What to work on:
Skip any picture you find and retype all the remaining lines exactly.
#####
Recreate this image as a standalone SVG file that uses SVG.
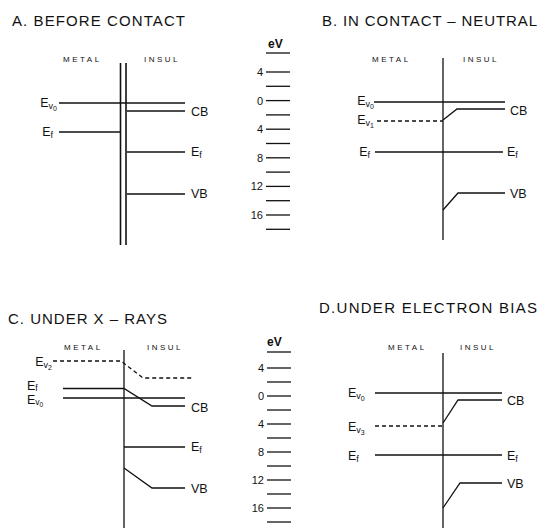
<svg xmlns="http://www.w3.org/2000/svg" width="539" height="528" viewBox="0 0 539 528">
<style>
text{font-family:"Liberation Sans",Arial,sans-serif;fill:#111}
.t{font-size:15px}
.sm{font-size:8px;letter-spacing:2.5px}
.l{font-size:12.5px}
.s{font-size:11px}
.ev{font-size:12px;font-weight:bold}
.ln{stroke:#111;stroke-width:1.3;fill:none}
.d{stroke-dasharray:4 3}
.vt{stroke:#111;stroke-width:1.6;fill:none}
</style>
<rect width="539" height="528" fill="#fff"/>

<g id="panelA">
<text class="t" x="12" y="26" textLength="173" lengthAdjust="spacing">A. BEFORE CONTACT</text>
<text class="sm" x="63" y="62">METAL</text>
<text class="sm" x="144" y="62">INSUL</text>
<line class="vt" x1="120.5" y1="63" x2="120.5" y2="245"/>
<line class="vt" x1="126" y1="63" x2="126" y2="245"/>
<line class="ln" x1="59" y1="103" x2="185" y2="103"/>
<line class="ln" x1="127" y1="111" x2="185" y2="111"/>
<line class="ln" x1="59" y1="132" x2="120" y2="132"/>
<line class="ln" x1="127" y1="152" x2="185" y2="152"/>
<line class="ln" x1="127" y1="194" x2="185" y2="194"/>
<text class="l" x="57" y="107" text-anchor="end">E<tspan font-size="9" dy="2">v</tspan><tspan font-size="7" dy="2">0</tspan></text>
<text class="l" x="53" y="136" text-anchor="end">E<tspan font-size="9" dy="2">f</tspan></text>
<text class="l" x="191" y="115.5">CB</text>
<text class="l" x="191" y="156">E<tspan font-size="9" dy="2">f</tspan></text>
<text class="l" x="191" y="198">VB</text>
</g>

<g id="scaleA">
<text class="ev" x="268" y="48">eV</text>
<g class="ln">
<line x1="266" y1="53" x2="290" y2="53"/>
<line x1="266" y1="72" x2="290" y2="72"/>
<line x1="266" y1="86.3" x2="290" y2="86.3"/>
<line x1="266" y1="100.6" x2="290" y2="100.6"/>
<line x1="266" y1="114.9" x2="290" y2="114.9"/>
<line x1="266" y1="129.2" x2="290" y2="129.2"/>
<line x1="266" y1="143.5" x2="290" y2="143.5"/>
<line x1="266" y1="157.8" x2="290" y2="157.8"/>
<line x1="266" y1="172.1" x2="290" y2="172.1"/>
<line x1="266" y1="186.4" x2="290" y2="186.4"/>
<line x1="266" y1="200.7" x2="290" y2="200.7"/>
<line x1="266" y1="215" x2="290" y2="215"/>
<line x1="266" y1="229.3" x2="290" y2="229.3"/>
</g>
<g text-anchor="end">
<text class="s" x="263" y="76">4</text>
<text class="s" x="263" y="104.6">0</text>
<text class="s" x="263" y="133.2">4</text>
<text class="s" x="263" y="161.8">8</text>
<text class="s" x="263" y="190.4">12</text>
<text class="s" x="263" y="219">16</text>
</g>
</g>

<g id="panelB">
<text class="t" x="322" y="26" textLength="215" lengthAdjust="spacing">B. IN CONTACT – NEUTRAL</text>
<text class="sm" x="372" y="62">METAL</text>
<text class="sm" x="463" y="62">INSUL</text>
<line class="ln" x1="443" y1="58" x2="443" y2="240"/>
<line class="ln" x1="374" y1="102" x2="505" y2="102"/>
<line class="ln d" x1="377" y1="121" x2="443" y2="121"/>
<polyline class="ln" points="443,120 457,109 505,109"/>
<line class="ln" x1="375" y1="152" x2="503" y2="152"/>
<polyline class="ln" points="443,210 458,193 505,193"/>
<text class="l" x="374" y="105" text-anchor="end">E<tspan font-size="9" dy="2">v</tspan><tspan font-size="7" dy="2">0</tspan></text>
<text class="l" x="374" y="124" text-anchor="end">E<tspan font-size="9" dy="2">v</tspan><tspan font-size="7" dy="2">1</tspan></text>
<text class="l" x="370" y="156" text-anchor="end">E<tspan font-size="9" dy="2">f</tspan></text>
<text class="l" x="510" y="114.5">CB</text>
<text class="l" x="507" y="156">E<tspan font-size="9" dy="2">f</tspan></text>
<text class="l" x="510" y="197.5">VB</text>
</g>

<g id="panelC">
<text class="t" x="8" y="324" textLength="159" lengthAdjust="spacing">C. UNDER X – RAYS</text>
<text class="sm" x="64" y="350">METAL</text>
<text class="sm" x="147" y="350">INSUL</text>
<line class="ln" x1="124" y1="350" x2="124" y2="528" stroke-width="2"/>
<polyline class="ln d" points="53,361 121,361 143,378 192,378"/>
<polyline class="ln" points="63,388.5 124,388.5 152,406 185,406"/>
<line class="ln" x1="63" y1="398" x2="185" y2="398"/>
<line class="ln" x1="124" y1="447" x2="185" y2="447"/>
<polyline class="ln" points="124,468 152,488 185,488"/>
<text class="l" x="52" y="366" text-anchor="end">E<tspan font-size="9" dy="2">v</tspan><tspan font-size="7" dy="2">2</tspan></text>
<text class="l" x="27" y="389.5" font-size="11.5">E<tspan font-size="8.5" dy="1">f</tspan></text>
<text class="l" x="27" y="403.5" font-size="11.5">E<tspan font-size="8.5" dy="1.5">v</tspan><tspan font-size="6.5" dy="1.5">0</tspan></text>
<text class="l" x="191" y="411.5">CB</text>
<text class="l" x="191" y="451">E<tspan font-size="9" dy="2">f</tspan></text>
<text class="l" x="191" y="492.5">VB</text>
</g>

<g id="scaleC">
<text class="ev" x="267" y="346">eV</text>
<g class="ln">
<line x1="267" y1="352" x2="291" y2="352"/>
<line x1="267" y1="368" x2="291" y2="368"/>
<line x1="267" y1="382" x2="291" y2="382"/>
<line x1="267" y1="396" x2="291" y2="396"/>
<line x1="267" y1="410" x2="291" y2="410"/>
<line x1="267" y1="424" x2="291" y2="424"/>
<line x1="267" y1="438" x2="291" y2="438"/>
<line x1="267" y1="452" x2="291" y2="452"/>
<line x1="267" y1="466" x2="291" y2="466"/>
<line x1="267" y1="480" x2="291" y2="480"/>
<line x1="267" y1="494" x2="291" y2="494"/>
<line x1="267" y1="508" x2="291" y2="508"/>
<line x1="267" y1="522" x2="291" y2="522"/>
</g>
<g text-anchor="end">
<text class="s" x="264" y="372">4</text>
<text class="s" x="264" y="400">0</text>
<text class="s" x="264" y="428">4</text>
<text class="s" x="264" y="456">8</text>
<text class="s" x="264" y="484">12</text>
<text class="s" x="264" y="512">16</text>
</g>
</g>

<g id="panelD">
<text class="t" x="319" y="313" textLength="218" lengthAdjust="spacing">D.UNDER ELECTRON BIAS</text>
<text class="sm" x="388" y="350">METAL</text>
<text class="sm" x="460" y="350">INSUL</text>
<line class="ln" x1="443" y1="353" x2="443" y2="528"/>
<line class="ln" x1="375" y1="393" x2="502" y2="393"/>
<polyline class="ln" points="443,423 458,400 502,400"/>
<line class="ln d" x1="375" y1="426" x2="443" y2="426"/>
<line class="ln" x1="375" y1="455" x2="502" y2="455"/>
<polyline class="ln" points="443,508 460,483 502,483"/>
<text class="l" x="348" y="397">E<tspan font-size="9" dy="2">v</tspan><tspan font-size="7" dy="2">0</tspan></text>
<text class="l" x="348" y="431">E<tspan font-size="9" dy="2">v</tspan><tspan font-size="7" dy="2">3</tspan></text>
<text class="l" x="348" y="459.5">E<tspan font-size="9" dy="2">f</tspan></text>
<text class="l" x="507" y="405">CB</text>
<text class="l" x="507" y="459.5">E<tspan font-size="9" dy="2">f</tspan></text>
<text class="l" x="507" y="488">VB</text>
</g>
</svg>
#####
Solution to the exercise:
Recreate this image as a standalone SVG file that uses SVG.
<svg xmlns="http://www.w3.org/2000/svg" width="539" height="528" viewBox="0 0 539 528">
<style>
text{font-family:"Liberation Sans",Arial,sans-serif;fill:#111}
.t{font-size:15px}
.sm{font-size:8px;letter-spacing:2.5px}
.l{font-size:12.5px}
.s{font-size:11px}
.ev{font-size:12px;font-weight:bold}
.ln{stroke:#111;stroke-width:1.3;fill:none}
.d{stroke-dasharray:4 3}
.vt{stroke:#111;stroke-width:1.6;fill:none}
</style>
<rect width="539" height="528" fill="#fff"/>

<g id="panelA">
<text class="t" x="12" y="26" textLength="173" lengthAdjust="spacing">A. BEFORE CONTACT</text>
<text class="sm" x="63" y="62">METAL</text>
<text class="sm" x="144" y="62">INSUL</text>
<line class="vt" x1="120.5" y1="63" x2="120.5" y2="245"/>
<line class="vt" x1="126" y1="63" x2="126" y2="245"/>
<line class="ln" x1="59" y1="103" x2="185" y2="103"/>
<line class="ln" x1="127" y1="111" x2="185" y2="111"/>
<line class="ln" x1="59" y1="132" x2="120" y2="132"/>
<line class="ln" x1="127" y1="152" x2="185" y2="152"/>
<line class="ln" x1="127" y1="194" x2="185" y2="194"/>
<text class="l" x="57" y="107" text-anchor="end">E<tspan font-size="9" dy="2">v</tspan><tspan font-size="7" dy="2">0</tspan></text>
<text class="l" x="53" y="136" text-anchor="end">E<tspan font-size="9" dy="2">f</tspan></text>
<text class="l" x="191" y="115.5">CB</text>
<text class="l" x="191" y="156">E<tspan font-size="9" dy="2">f</tspan></text>
<text class="l" x="191" y="198">VB</text>
</g>

<g id="scaleA">
<text class="ev" x="268" y="48">eV</text>
<g class="ln">
<line x1="266" y1="53" x2="290" y2="53"/>
<line x1="266" y1="72" x2="290" y2="72"/>
<line x1="266" y1="86.3" x2="290" y2="86.3"/>
<line x1="266" y1="100.6" x2="290" y2="100.6"/>
<line x1="266" y1="114.9" x2="290" y2="114.9"/>
<line x1="266" y1="129.2" x2="290" y2="129.2"/>
<line x1="266" y1="143.5" x2="290" y2="143.5"/>
<line x1="266" y1="157.8" x2="290" y2="157.8"/>
<line x1="266" y1="172.1" x2="290" y2="172.1"/>
<line x1="266" y1="186.4" x2="290" y2="186.4"/>
<line x1="266" y1="200.7" x2="290" y2="200.7"/>
<line x1="266" y1="215" x2="290" y2="215"/>
<line x1="266" y1="229.3" x2="290" y2="229.3"/>
</g>
<g text-anchor="end">
<text class="s" x="263" y="76">4</text>
<text class="s" x="263" y="104.6">0</text>
<text class="s" x="263" y="133.2">4</text>
<text class="s" x="263" y="161.8">8</text>
<text class="s" x="263" y="190.4">12</text>
<text class="s" x="263" y="219">16</text>
</g>
</g>

<g id="panelB">
<text class="t" x="322" y="26" textLength="215" lengthAdjust="spacing">B. IN CONTACT – NEUTRAL</text>
<text class="sm" x="372" y="62">METAL</text>
<text class="sm" x="463" y="62">INSUL</text>
<line class="ln" x1="443" y1="58" x2="443" y2="240"/>
<line class="ln" x1="374" y1="102" x2="505" y2="102"/>
<line class="ln d" x1="377" y1="121" x2="443" y2="121"/>
<polyline class="ln" points="443,120 457,109 505,109"/>
<line class="ln" x1="375" y1="152" x2="503" y2="152"/>
<polyline class="ln" points="443,210 458,193 505,193"/>
<text class="l" x="374" y="105" text-anchor="end">E<tspan font-size="9" dy="2">v</tspan><tspan font-size="7" dy="2">0</tspan></text>
<text class="l" x="374" y="124" text-anchor="end">E<tspan font-size="9" dy="2">v</tspan><tspan font-size="7" dy="2">1</tspan></text>
<text class="l" x="370" y="156" text-anchor="end">E<tspan font-size="9" dy="2">f</tspan></text>
<text class="l" x="510" y="114.5">CB</text>
<text class="l" x="507" y="156">E<tspan font-size="9" dy="2">f</tspan></text>
<text class="l" x="510" y="197.5">VB</text>
</g>

<g id="panelC">
<text class="t" x="8" y="324" textLength="159" lengthAdjust="spacing">C. UNDER X – RAYS</text>
<text class="sm" x="64" y="350">METAL</text>
<text class="sm" x="147" y="350">INSUL</text>
<line class="ln" x1="124" y1="350" x2="124" y2="528" stroke-width="2"/>
<polyline class="ln d" points="53,361 121,361 143,378 192,378"/>
<polyline class="ln" points="63,388.5 124,388.5 152,406 185,406"/>
<line class="ln" x1="63" y1="398" x2="185" y2="398"/>
<line class="ln" x1="124" y1="447" x2="185" y2="447"/>
<polyline class="ln" points="124,468 152,488 185,488"/>
<text class="l" x="52" y="366" text-anchor="end">E<tspan font-size="9" dy="2">v</tspan><tspan font-size="7" dy="2">2</tspan></text>
<text class="l" x="27" y="389.5" font-size="11.5">E<tspan font-size="8.5" dy="1">f</tspan></text>
<text class="l" x="27" y="403.5" font-size="11.5">E<tspan font-size="8.5" dy="1.5">v</tspan><tspan font-size="6.5" dy="1.5">0</tspan></text>
<text class="l" x="191" y="411.5">CB</text>
<text class="l" x="191" y="451">E<tspan font-size="9" dy="2">f</tspan></text>
<text class="l" x="191" y="492.5">VB</text>
</g>

<g id="scaleC">
<text class="ev" x="267" y="346">eV</text>
<g class="ln">
<line x1="267" y1="352" x2="291" y2="352"/>
<line x1="267" y1="368" x2="291" y2="368"/>
<line x1="267" y1="382" x2="291" y2="382"/>
<line x1="267" y1="396" x2="291" y2="396"/>
<line x1="267" y1="410" x2="291" y2="410"/>
<line x1="267" y1="424" x2="291" y2="424"/>
<line x1="267" y1="438" x2="291" y2="438"/>
<line x1="267" y1="452" x2="291" y2="452"/>
<line x1="267" y1="466" x2="291" y2="466"/>
<line x1="267" y1="480" x2="291" y2="480"/>
<line x1="267" y1="494" x2="291" y2="494"/>
<line x1="267" y1="508" x2="291" y2="508"/>
<line x1="267" y1="522" x2="291" y2="522"/>
</g>
<g text-anchor="end">
<text class="s" x="264" y="372">4</text>
<text class="s" x="264" y="400">0</text>
<text class="s" x="264" y="428">4</text>
<text class="s" x="264" y="456">8</text>
<text class="s" x="264" y="484">12</text>
<text class="s" x="264" y="512">16</text>
</g>
</g>

<g id="panelD">
<text class="t" x="319" y="313" textLength="218" lengthAdjust="spacing">D.UNDER ELECTRON BIAS</text>
<text class="sm" x="388" y="350">METAL</text>
<text class="sm" x="460" y="350">INSUL</text>
<line class="ln" x1="443" y1="353" x2="443" y2="528"/>
<line class="ln" x1="375" y1="393" x2="502" y2="393"/>
<polyline class="ln" points="443,423 458,400 502,400"/>
<line class="ln d" x1="375" y1="426" x2="443" y2="426"/>
<line class="ln" x1="375" y1="455" x2="502" y2="455"/>
<polyline class="ln" points="443,508 460,483 502,483"/>
<text class="l" x="348" y="397">E<tspan font-size="9" dy="2">v</tspan><tspan font-size="7" dy="2">0</tspan></text>
<text class="l" x="348" y="431">E<tspan font-size="9" dy="2">v</tspan><tspan font-size="7" dy="2">3</tspan></text>
<text class="l" x="348" y="459.5">E<tspan font-size="9" dy="2">f</tspan></text>
<text class="l" x="507" y="405">CB</text>
<text class="l" x="507" y="459.5">E<tspan font-size="9" dy="2">f</tspan></text>
<text class="l" x="507" y="488">VB</text>
</g>
</svg>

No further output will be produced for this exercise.